The board was supposed to represent a space for empowerment and progress. But neglected cards communicated something else: broken commitments. Disengagement. Frustration. By showing me what it felt like, Tom built a bridge between my leadership and their experience.
And that’s what stuck. I didn’t walk away from that moment thinking, “Tom caught me.” I walked away thinking, “This is what I’m unintentionally doing to others. I need to do better.”
That’s the power of gentle emotional experiences in leadership. They don’t shame or blame. They reveal.
What Makes an Experience Gentle Yet Powerful?
Let’s be clear: "gentle" does not mean soft or ineffective. It doesn’t mean avoiding hard truths. Some of the most important truths in my career have been delivered gently, but they hit with lasting weight.
A gentle emotional experience has a few key ingredients:
It is rooted in respect. There is no superiority, just a desire to help someone see what they might be missing.
It allows for self-discovery. The person receiving the insight comes to the realization themselves, which makes it stick.
It connects emotionally. The message reaches the heart, not just the head.
It avoids judgment. The goal is to grow, not to punish.
Tom didn’t shame me. He invited me to see, to feel, and to reflect. And in doing so, he taught me more in a single moment than a week’s worth of training could have.
Why It Matters in Continuous Improvement
We spend a lot of time in Lean and operational excellence talking about systems. Processes. Flow. Visual management. Leader standard work. All of these are essential. But none of them work unless people are engaged, and people engage when they feel respected, seen, and trusted.
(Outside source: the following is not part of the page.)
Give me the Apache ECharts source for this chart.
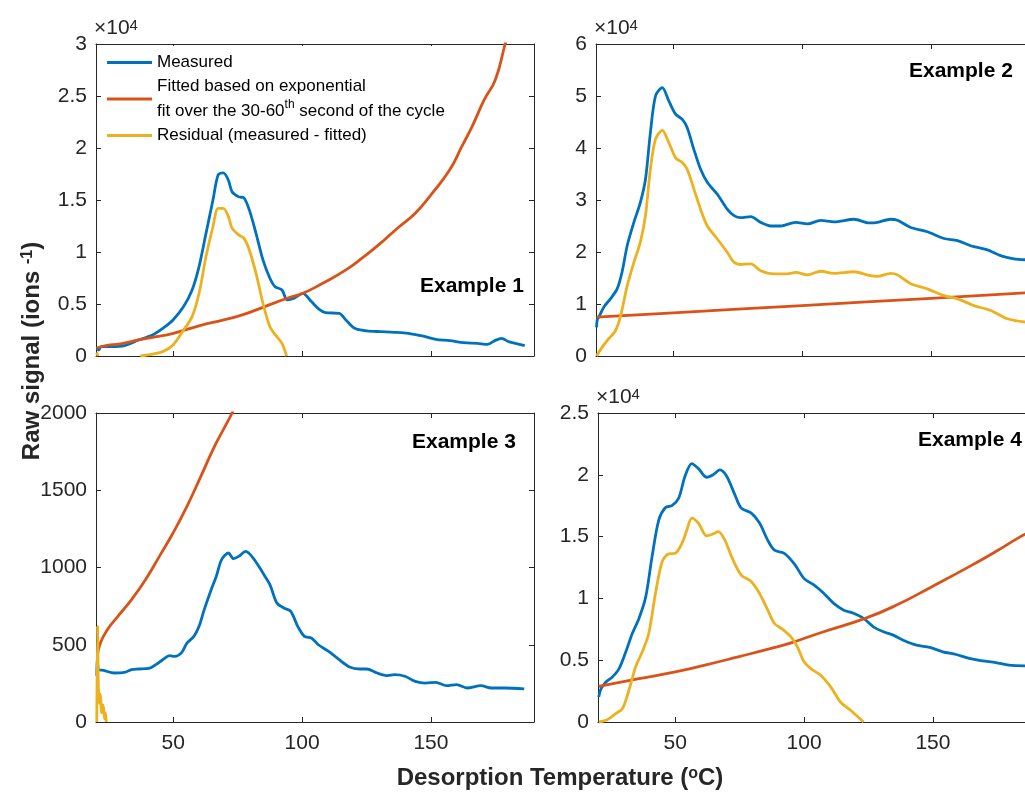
<!DOCTYPE html>
<html><head><meta charset="utf-8">
<script src="https://cdn.jsdelivr.net/npm/echarts@6/dist/echarts.min.js"></script>
<style>html,body{margin:0;padding:0;background:#fff}#c{width:1025px;height:792px}</style>
</head><body><div id="c"></div>
<script>
// ---------- data (temperature °C, raw signal ions/s) ----------
const xTicks = [50, 100, 150];
const panelTitles = ['Example 1', 'Example 2', 'Example 3', 'Example 4'];
const yMaxes = [30000, 60000, 2000, 25000];
const yIntervals = [5000, 10000, 500, 5000];

const ex1Measured = [[20.3,740],[21,560],[22,900],[25.8,900],[31,1000],[36.5,1540],[41.9,2020],[45.9,2660],[49.9,3470],[54,4750],[57.3,6350],[60,8600],[62.7,11800],[65.4,15000],[67.4,17400],[69.4,17600],[71.4,16900],[72.8,15800],[75.4,15300],[77.4,15200],[79.5,14050],[82.1,11800],[84.8,9240],[87.5,7480],[89.5,6670],[92.2,6350],[94.2,5390],[96.9,5550],[100.3,6030],[103.6,5230],[106.5,4500],[109,4170],[114.4,4100],[117,3470],[120.4,2660],[125.1,2410],[130.5,2340],[135.8,2280],[141.2,2180],[146.6,1925],[151.9,1600],[157.3,1480],[162.7,1280],[168,1220],[172,1120],[174.8,1480],[177.4,1700],[180.1,1380],[182.8,1220],[186.4,1000]];
const ex1Fitted = [[20.2,750],[23,960],[30,1200],[36.5,1540],[42,1800],[50,2180],[60,2900],[70,3500],[76.8,3950],[85.5,4750],[94.2,5550],[100.3,6030],[108,7000],[117,8280],[124,9560],[130.5,10850],[137,12290],[143.9,13730],[150,15500],[157.3,17900],[162,20150],[166,22080],[170.7,24640],[175,26570],[178.8,30000],[180.5,31500]];
const ex1Residual = [[20.2,350],[20.8,0],[30,null],[37.2,0],[41.9,190],[45.9,420],[49.9,1060],[54,2500],[57.3,3790],[60,6030],[62.7,9560],[65.4,12450],[67.4,14200],[69.4,14200],[71.4,13400],[72.8,12300],[75.4,11650],[77.4,11330],[79.5,10200],[82.1,7960],[84.8,5070],[87.5,2820],[90.2,1860],[92.2,1220],[94,0]];

const ex2Measured = [[20.2,5500],[20.5,7000],[21.1,7480],[23,9390],[25.6,11000],[28.2,12900],[30.1,16100],[32.1,21200],[34.7,25700],[37.2,29500],[39.2,34000],[41.1,42900],[43.1,50000],[45.7,51600],[48.3,49000],[50.9,46500],[53.5,45500],[55.4,43900],[58,39700],[60.6,35900],[63.2,33400],[67.1,31100],[71,28200],[73.6,27000],[76.2,26600],[80.1,26800],[83.9,25700],[87.8,25000],[91.7,25000],[97.5,25700],[102.1,25400],[107.2,26100],[112.4,25800],[120.2,26300],[126,25600],[129.2,25700],[134.4,26300],[137,26100],[142.2,24700],[148.6,23900],[155.1,22600],[160.3,22200],[165.4,21200],[171.9,20400],[177,19300],[182.2,18700],[186.7,18500]];
const ex2Fitted = [[20.2,7480],[50,8300],[100,9700],[150,11100],[186.7,12140]];
const ex2Residual = [[20.2,0],[22.4,1700],[24.4,3000],[27.6,4900],[29.6,7800],[32.1,13500],[34.7,18000],[37.2,21900],[39.2,27000],[41.1,35900],[43.1,41700],[45.7,43400],[48.3,41000],[50.9,38100],[53.5,37200],[55.4,35900],[58,32100],[60.6,28200],[63.2,25000],[67.1,22500],[71,19900],[73.6,18000],[76.2,17600],[80.1,17700],[83.9,16400],[89.1,15800],[94.3,15800],[97.5,16100],[102.1,15600],[107.2,16300],[112.4,15900],[120.2,16200],[126,15500],[129.2,15300],[134.4,15900],[137,15600],[142.2,13900],[148.6,12900],[155.1,11600],[160.3,11000],[166.7,9700],[173.2,8750],[179.6,7160],[186.7,6520]];

const ex3Measured = [[20.3,300],[20.5,425],[21,339],[23,334],[27,317],[31,321],[33.8,339],[36.5,343],[40.5,347],[43.2,371],[45.9,403],[48.6,429],[50.6,425],[53.3,451],[55.3,511],[58,554],[60,619],[62,727],[64.7,856],[66.7,943],[68.7,1050],[71.4,1094],[73.4,1057],[75.4,1072],[78.1,1104],[81.5,1050],[84.8,964],[87.5,889],[90.2,770],[92.9,738],[95.6,716],[98.3,619],[100.9,554],[103.6,544],[106.3,500],[110.3,457],[114.4,403],[118.4,356],[122.4,343],[125.1,343],[129.1,317],[133.2,300],[135.8,306],[139.9,296],[143.9,263],[147.9,252],[151.9,257],[156,235],[160,242],[164,220],[169.4,235],[173.4,220],[178.8,220],[186.2,214]];
const ex3Fitted = [[20.5,425],[21.7,511],[24.4,597],[28.5,684],[33.8,792],[39.2,921],[44.6,1072],[49.9,1223],[55.3,1396],[60.7,1590],[66,1784],[70.1,1913],[72.8,2000],[74,2050]];
const ex3Residual = [[20.3,0],[20.6,620],[20.9,250],[21.3,120],[21.7,180],[22.2,60],[22.8,110],[23.3,20],[23.7,60],[24,0]];

const ex4Measured = [[20.3,2030],[21.2,2700],[23.1,3240],[25.6,3650],[28.2,4320],[30.8,5680],[33.3,7160],[35.9,8380],[38.5,10100],[41,13400],[43.6,16350],[46.2,17350],[48.7,17500],[51.3,18100],[53.8,19900],[56.4,20900],[59,20500],[62.2,19800],[64.7,20000],[67.3,20400],[69.9,19900],[73.1,18400],[75.6,17300],[79.5,16900],[82.7,16100],[85.9,14700],[88.5,13900],[92.3,13650],[96.2,12800],[100,11600],[103.8,11100],[107.7,10400],[111.5,9600],[115.4,9050],[119.2,8800],[123.1,8380],[126.9,7700],[130.8,7300],[134.6,7030],[138.5,6620],[143.6,6220],[148.7,6030],[153.8,5680],[159,5460],[164.1,5140],[169.2,4950],[174.4,4810],[179.5,4600],[186,4540]];
const ex4Fitted = [[20.3,2890],[35.9,3510],[50,4050],[61.5,4600],[74.4,5270],[87.2,5950],[94.9,6400],[106.4,7220],[123.7,8380],[135.9,9460],[149.6,10950],[164.1,12570],[174.4,13790],[184,15000],[187,15300]];
const ex4Residual = [[20.3,0],[23.1,135],[26.9,680],[29.5,1080],[32,2570],[34.6,4460],[37.2,5680],[39.7,7160],[42.3,10400],[44.9,12970],[47.4,13600],[50,13650],[52.6,14460],[54.5,15540],[56.4,16490],[59,16080],[62.2,15060],[64.7,15220],[66.7,15400],[69.2,14730],[72.4,13110],[75.6,11890],[79.5,11350],[82.7,10400],[85.9,9050],[88.5,7970],[91.7,7490],[94.9,6890],[97.4,6080],[100,4870],[102.6,4320],[106.4,3780],[110.3,2840],[114.1,1620],[118,950],[123.1,0]];

const measuredSets = [ex1Measured, ex2Measured, ex3Measured, ex4Measured];
const fittedSets = [ex1Fitted, ex2Fitted, ex3Fitted, ex4Fitted];
const residualSets = [ex1Residual, ex2Residual, ex3Residual, ex4Residual];

// ---------- chart ----------
const F = '"Liberation Sans", Arial, Helvetica, sans-serif';
const AX = '#262626';
const BLUE = '#0072BD', ORANGE = '#D95319', YELLOW = '#EDB120';
const scaled = [true, true, false, true];

const grids = [
  {left: 96, top: 44, width: 438, height: 312},
  {left: 596, top: 44, width: 438, height: 312},
  {left: 96, top: 413, width: 438, height: 309},
  {left: 598, top: 413, width: 438, height: 309}
].map(g => Object.assign(g, {outerBoundsMode: 'none', containLabel: false}));

const xAxes = [], yAxes = [], series = [];
for (let i = 0; i < 4; i++) {
  ['bottom', 'top'].forEach(pos => {
    xAxes.push({
      type: 'value', gridIndex: i, position: pos, min: 20, max: 190,
      axisLine: {show: true, onZero: false, lineStyle: {color: AX, width: 1}},
      axisTick: {show: true, inside: true, length: 5, customValues: xTicks, lineStyle: {color: AX}},
      axisLabel: {show: pos === 'bottom' && i >= 2, customValues: xTicks, margin: 11,
        fontSize: 21, fontFamily: F, color: AX},
      splitLine: {show: false}
    });
  });
  ['left', 'right'].forEach(pos => {
    yAxes.push({
      type: 'value', gridIndex: i, position: pos, min: 0, max: yMaxes[i], interval: yIntervals[i],
      axisLine: {show: true, onZero: false, lineStyle: {color: AX, width: 1}},
      axisTick: {show: true, inside: true, length: 5, lineStyle: {color: AX}},
      axisLabel: {show: pos === 'left', fontSize: 21, fontFamily: F, color: AX, margin: 9,
        formatter: v => scaled[i] ? String(v / 10000) : String(v)},
      splitLine: {show: false},
      name: (pos === 'left' && scaled[i]) ? '×10{s|4}' : '',
      nameLocation: 'end', nameGap: 5,
      nameTextStyle: {align: 'left', verticalAlign: 'bottom', fontSize: 21, fontFamily: F, color: AX,
        padding: [0, 0, 0, -2],
        rich: {s: {fontSize: 15, fontFamily: F, color: AX, verticalAlign: 'top', lineHeight: 13}}}
    });
  });
  const common = {type: 'line', xAxisIndex: 2 * i, yAxisIndex: 2 * i, showSymbol: false, symbol: 'none',
    clip: true, connectNulls: false, animation: false};
  series.push(Object.assign({}, common, {name: 'Measured', data: measuredSets[i], smooth: 0.3,
    lineStyle: {color: BLUE, width: 2.8}, itemStyle: {color: BLUE}}));
  series.push(Object.assign({}, common, {name: 'Fitted', data: fittedSets[i], smooth: 0.5,
    lineStyle: {color: ORANGE, width: 2.8}, itemStyle: {color: ORANGE}}));
  series.push(Object.assign({}, common, {name: 'Residual', data: residualSets[i], smooth: 0.3,
    lineStyle: {color: YELLOW, width: 2.8}, itemStyle: {color: YELLOW}}));
}

const titlePos = [[420, 286], [909, 71], [412, 442], [918, 440]];
const graphics = panelTitles.map((t, i) => ({
  type: 'text', x: titlePos[i][0], y: titlePos[i][1], z: 100,
  style: {text: t, font: 'bold 21px ' + F, fill: '#000', textAlign: 'left', textVerticalAlign: 'middle'}
}));
graphics.push({
  type: 'text', x: 560, y: 778, z: 100,
  style: {text: 'Desorption Temperature ({s|o}C)', fontSize: 24, fontWeight: 'bold', fontFamily: F, fill: '#262626',
    align: 'center', verticalAlign: 'middle',
    rich: {s: {fontSize: 16, fontWeight: 'bold', fontFamily: F, fill: '#262626', verticalAlign: 'top', lineHeight: 12}}}
});
graphics.push({
  type: 'text', x: 32, y: 351, rotation: Math.PI / 2, z: 100,
  style: {text: 'Raw signal (ions {s|-1})', fontSize: 24, fontWeight: 'bold', fontFamily: F, fill: '#262626',
    align: 'center', verticalAlign: 'middle',
    rich: {s: {fontSize: 16, fontWeight: 'bold', fontFamily: F, fill: '#262626', verticalAlign: 'top', lineHeight: 12}}}
});

const option = {
  backgroundColor: '#fff',
  animation: false,
  grid: grids,
  xAxis: xAxes,
  yAxis: yAxes,
  legend: {
    data: ['Measured', 'Fitted', 'Residual'],
    orient: 'vertical', left: 102, top: 46, padding: [4, 6, 3, 5],
    backgroundColor: '#fff', borderWidth: 0, selectedMode: false,
    icon: 'rect', itemWidth: 45, itemHeight: 3, itemGap: -1,
    formatter: n => n === 'Measured' ? 'Measured'
      : n === 'Fitted' ? 'Fitted based on exponential\nfit over the 30-60{s|th} second of the cycle'
      : 'Residual (measured - fitted)',
    textStyle: {fontSize: 17, fontFamily: F, color: '#000', lineHeight: 25,
      rich: {s: {fontSize: 12, fontFamily: F, color: '#000', verticalAlign: 'top', lineHeight: 14}}}
  },
  graphic: graphics,
  series: series
};
const chart = echarts.init(document.getElementById('c'));
chart.setOption(option);
</script>
</body></html>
Frontline improvement systems, like idea boards, are about building capability. They are not just tracking mechanisms. They’re places where people practice the scientific method. They see the results of their own thinking. When these systems fall into disrepair, when cards sit untouched for weeks or months, it sends a message, whether we intend it or not.
The message might be:
“No one is really watching.”
“Your effort doesn’t matter.”
“We don’t follow through.”
And that is discouraging. When leaders don’t uphold the process, it erodes psychological safety and motivation. But when we notice the drift and respond with care, we build trust instead of eroding it.
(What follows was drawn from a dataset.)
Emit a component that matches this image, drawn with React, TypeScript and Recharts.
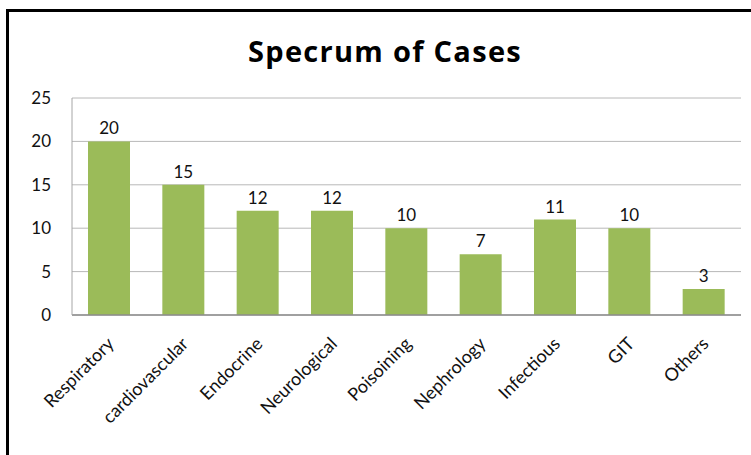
import { Bar, BarChart, CartesianGrid, LabelList, XAxis, YAxis } from 'recharts';

const categories = [
  'Respiratory',
  'cardiovascular',
  'Endocrine',
  'Neurological',
  'Poisoining',
  'Nephrology',
  'Infectious',
  'GIT',
  'Others',
];
const cases = [20, 15, 12, 12, 10, 7, 11, 10, 3];
const yTicks = [0, 5, 10, 15, 20, 25];

const data = categories.map((name, i) => ({ name, cases: cases[i] }));

const FONT = 'Lato, "Open Sans", sans-serif';

function CategoryTick({ x, y, payload }: { x?: number; y?: number; payload?: { value: string } }) {
  const tx = (x ?? 0) + 6;
  const ty = (y ?? 0) + 22;
  return (
    <text
      x={tx}
      y={ty}
      transform={`rotate(-45, ${tx}, ${ty})`}
      textAnchor="end"
      fontSize={18}
      fontFamily={FONT}
      fill="#111"
    >
      {payload?.value}
    </text>
  );
}

export default function App() {
  return (
    <div
      style={{
        position: 'fixed',
        left: 0,
        top: 0,
        width: 751,
        height: 455,
        overflow: 'hidden',
        background: '#fff',
      }}
    >
      <div
        style={{
          position: 'absolute',
          left: 6,
          top: 9,
          width: 800,
          height: 500,
          borderTop: '3px solid #000',
          borderLeft: '3px solid #000',
        }}
      />
      <div
        style={{
          position: 'absolute',
          left: 0,
          top: 31,
          width: 770,
          textAlign: 'center',
          fontFamily: '"Open Sans", sans-serif',
          fontWeight: 700,
          fontSize: 29,
          letterSpacing: 1.3,
          lineHeight: 'normal',
          color: '#000',
        }}
      >
        Specrum of Cases
      </div>
      <div style={{ position: 'absolute', left: 0, top: 0 }}>
        <BarChart
          width={751}
          height={455}
          data={data}
          margin={{ top: 98, right: 10, bottom: 10, left: 32 }}
        >
          <CartesianGrid vertical={false} stroke="#b8b8b8" />
          <XAxis
            dataKey="name"
            interval={0}
            height={130}
            tickLine={false}
            axisLine={{ stroke: '#8c8c8c', strokeWidth: 1.5 }}
            tick={<CategoryTick />}
          />
          <YAxis
            width={40}
            domain={[0, 25]}
            ticks={yTicks}
            tickLine={false}
            tickSize={0}
            tickMargin={21}
            axisLine={{ stroke: '#a6a6a6' }}
            tick={{ fontSize: 17, fontFamily: FONT, fill: '#111' }}
          />
          <Bar dataKey="cases" fill="#9BBB59" barSize={42} isAnimationActive={false}>
            <LabelList
              dataKey="cases"
              position="top"
              offset={7}
              style={{ fontSize: 17, fontFamily: FONT, fill: '#111' }}
            />
          </Bar>
        </BarChart>
      </div>
    </div>
  );
}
Gentle emotional experiences can be a wake-up call, without alarm bells.
Becoming a Better Leader
That moment with Tom made me want to be better. Not because I was afraid of being called out, but because I had seen the unintended consequences of my actions. I had broken a quiet promise to my team. I had created a system that looked good on the surface but was not being sustained. And they noticed.
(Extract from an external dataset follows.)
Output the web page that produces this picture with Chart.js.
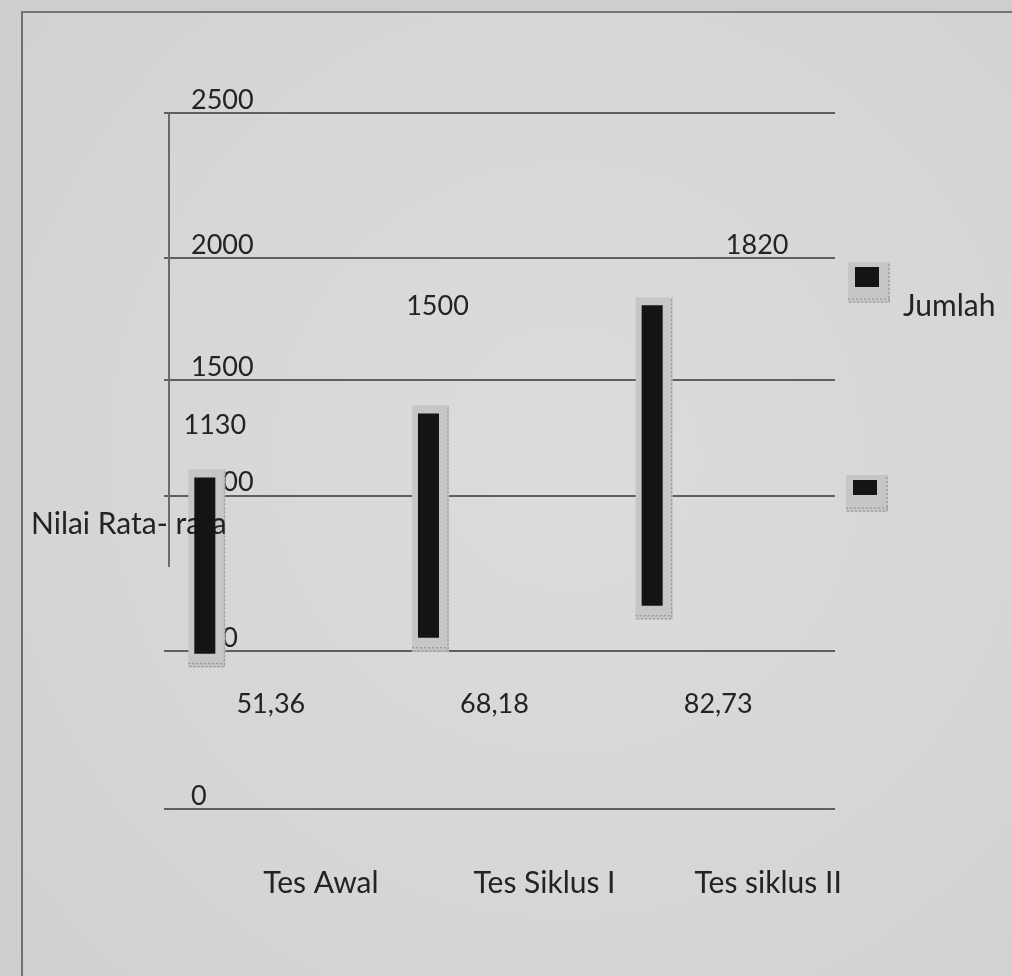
<!DOCTYPE html>
<html>
<head>
<meta charset="utf-8">
<title>Nilai Rata-rata</title>
<script src="https://cdn.jsdelivr.net/npm/chart.js@4.4.0/dist/chart.umd.min.js"></script>
<style>
    html, body { margin: 0; padding: 0; }
    body { width: 1012px; height: 976px; background: #cfcecf; overflow: hidden; position: relative; }
    #kertas {
        position: absolute; left: 21px; top: 11px; width: 990px; height: 990px;
        border-left: 2px solid #6f6f70; border-top: 2px solid #747475;
        background: radial-gradient(ellipse at 55% 45%, #dcdbdd 0%, #d6d5d7 60%, #d0cfd1 100%);
    }
    #grafik { position: absolute; left: 0; top: 0; }
</style>
</head>
<body>
<div id="kertas"></div>
<canvas id="grafik" width="1012" height="976"></canvas>
<script>
// data grafik
const kategori = ['Tes Awal', 'Tes Siklus I', 'Tes siklus II'];
const jumlah = [1130, 1500, 1820];
const nilaiRataRata = [51.36, 68.18, 82.73];
// batang tercetak "melayang": awal dan ujung
const batangAwal = [558, 615, 730];
const batangAkhir = [1191, 1421, 1809];
// garis bantu sumbu y (posisinya tidak rata di gambar asli)
const tickNilai = [0, 568, 1126, 1540, 1978, 2500];
const tickLabel = ['0', '500', '1000', '1500', '2000', '2500'];

const warnaTeks = '#232325';
const hurufAngka = { family: 'Lato', size: 27 };
const hurufKata = { family: 'Lato', size: 30 };

// geser label jumlah relatif terhadap ujung batang
const geserJumlah = [{ dx: 10, dy: -52 }, { dx: 9, dy: -107 }, { dx: 105, dy: -60 }];

function tulis(ctx, teks, x, y, align, huruf) {
    huruf = huruf || hurufAngka;
    ctx.save();
    ctx.fillStyle = warnaTeks;
    ctx.font = huruf.size + 'px ' + huruf.family;
    ctx.textAlign = align || 'center';
    ctx.textBaseline = 'middle';
    ctx.fillText(teks, x, y);
    ctx.restore();
}

function kotakBayangan(ctx, x, y, w, h) {
    ctx.save();
    ctx.fillStyle = '#c6c5c7';
    ctx.fillRect(x, y, w, h);
    ctx.strokeStyle = '#8d8c8e';
    ctx.lineWidth = 1;
    ctx.setLineDash([2, 2]);
    ctx.beginPath();
    ctx.moveTo(x + w - 1, y + 2);
    ctx.lineTo(x + w - 1, y + h - 1);
    ctx.lineTo(x, y + h - 1);
    ctx.stroke();
    ctx.beginPath();
    ctx.moveTo(x, y + h - 4);
    ctx.lineTo(x + w, y + h - 4);
    ctx.stroke();
    ctx.restore();
}

const hiasan = {
    id: 'hiasan',
    beforeDatasetsDraw(chart) {
        const ctx = chart.ctx;
        const area = chart.chartArea;
        // garis sumbu kiri (hanya sebagian)
        ctx.save();
        ctx.strokeStyle = '#6a6a6b';
        ctx.lineWidth = 2;
        ctx.beginPath();
        ctx.moveTo(area.left + 5, area.top);
        ctx.lineTo(area.left + 5, area.top + 454);
        ctx.stroke();
        ctx.restore();
        // bayangan di belakang batang
        chart.getDatasetMeta(0).data.forEach(el => {
            const p = el.getProps(['x', 'y', 'base', 'width'], true);
            kotakBayangan(ctx, p.x - p.width / 2 - 6, p.y - 8, p.width + 16, p.base - p.y + 22);
        });
        // label seri kedua yang tertimpa batang pertama
        tulis(ctx, chart.data.datasets[1].label, 31, 524, 'left', hurufKata);
    },
    afterDatasetsDraw(chart) {
        const ctx = chart.ctx;
        const area = chart.chartArea;
        const x = chart.scales.x;
        chart.getDatasetMeta(0).data.forEach((el, i) => {
            const p = el.getProps(['x', 'y'], true);
            tulis(ctx, String(jumlah[i]), p.x + geserJumlah[i].dx, p.y + geserJumlah[i].dy);
        });
        nilaiRataRata.forEach((v, i) => {
            tulis(ctx, String(v).replace('.', ','), x.getPixelForValue(i) - 5, area.bottom - 105);
        });
        // legenda
        const leg = [{ x: 848, y: 262, h: 41, ih: 20 }, { x: 846, y: 475, h: 37, ih: 15 }];
        leg.forEach(l => {
            kotakBayangan(ctx, l.x, l.y, 42, l.h);
            ctx.fillStyle = '#141414';
            ctx.fillRect(l.x + 7, l.y + 5, 24, l.ih);
        });
        tulis(ctx, chart.data.datasets[0].label, 903, 306, 'left', hurufKata);
    }
};

new Chart(document.getElementById('grafik').getContext('2d'), {
    type: 'bar',
    data: {
        labels: kategori,
        datasets: [
            {
                label: 'Jumlah',
                data: kategori.map((_, i) => [batangAwal[i], batangAkhir[i]]),
                backgroundColor: '#141414',
                categoryPercentage: 1.27,
                barPercentage: 0.148
            },
            {
                label: 'Nilai Rata- rata',
                data: nilaiRataRata,
                backgroundColor: 'rgba(0, 0, 0, 0)',
                categoryPercentage: 1.27,
                barPercentage: 0.148
            }
        ]
    },
    options: {
        responsive: false,
        animation: false,
        layout: { padding: { left: 110, right: 177, top: 113, bottom: 27 } },
        plugins: {
            legend: { display: false },
            tooltip: { enabled: false }
        },
        scales: {
            x: {
                grid: { display: false },
                border: { display: false },
                ticks: { color: warnaTeks, font: hurufKata, padding: 48, labelOffset: 45 }
            },
            y: {
                min: 0,
                max: 2500,
                afterBuildTicks: s => { s.ticks = tickNilai.map(v => ({ value: v })); },
                grid: { color: '#5f5f60', lineWidth: 2, drawTicks: false },
                border: { display: false },
                ticks: {
                    mirror: true,
                    padding: 27,
                    labelOffset: -13,
                    color: warnaTeks,
                    font: hurufAngka,
                    callback: v => tickLabel[tickNilai.indexOf(v)]
                }
            }
        }
    },
    plugins: [hiasan]
});
</script>
</body>
</html>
After that day, I made a few important shifts in my leadership:
I started treating small commitments with the same care as big ones.
I made time for follow-up, even when it wasn’t convenient.
I asked more often, “What does this feel like to the team?”
I learned to observe with empathy, not just with a checklist.
Leadership is a practice. It’s not about perfection. It’s about learning in the moment, being open to feedback, and staying grounded in purpose. That experience helped me recommit to those values.
Becoming a Better Coach
Years later, I found myself coaching others. I thought back often to Tom’s method. He didn’t preach. He created an experience. So, I tried to do the same.
When a leader I was coaching failed to follow through on standard work, I didn’t jump to critique. I asked them to revisit the gemba, walk through the process, and listen with fresh ears. I asked, “What would it feel like to be on the receiving end of this system?” And more often than not, they made their own discoveries.
Sometimes, I recreated Tom’s technique. I once asked a leader to try and pull an old improvement card off their board. It tore at the edges. It stuck to the tape. It looked abandoned. And the leader looked at me and said, “This doesn’t feel good.” I just nodded. They got it.
A coach’s role is not to have all the answers. It’s to guide people toward reflection and action. When we invite people into an emotional experience, not a guilt trip, but a moment of connection, they can see themselves and their systems more clearly. And that clarity leads to ownership, which leads to change.
Gentle Emotional Experiences and Respect for People
One of the foundational principles of Lean is respect for people. That phrase often gets translated into polite behavior, but it runs much deeper than that. Respect for people means believing in their potential. It means holding them capable. It means offering challenge, feedback, and support in ways that honor their dignity.
Gentle emotional experiences are acts of deep respect. They say:
“I believe you can grow.”
“I trust you with this insight.”
“I care enough to tell you the truth, kindly.”
In a world that often rewards speed, metrics, and quick wins, slowing down to create these moments is rare. But it is in these moments that true transformation begins.
Final Thoughts: Leading with Heart and Discipline
The longer I lead, the more I realize that leadership is not about control. It is about clarity, connection, and consistency. Systems matter. Results matter. But people matter most. And how we engage them, how we invite them into the work, shapes everything.
Gentle emotional experiences are not tools to manipulate. They are expressions of care. They are mirrors that help people see themselves more fully. And they have the power to change not just behavior, but belief.
Tom gave me that gift on a random walk, in front of a forgotten board. I never forgot it. And I hope, in my way, to pass that gift on.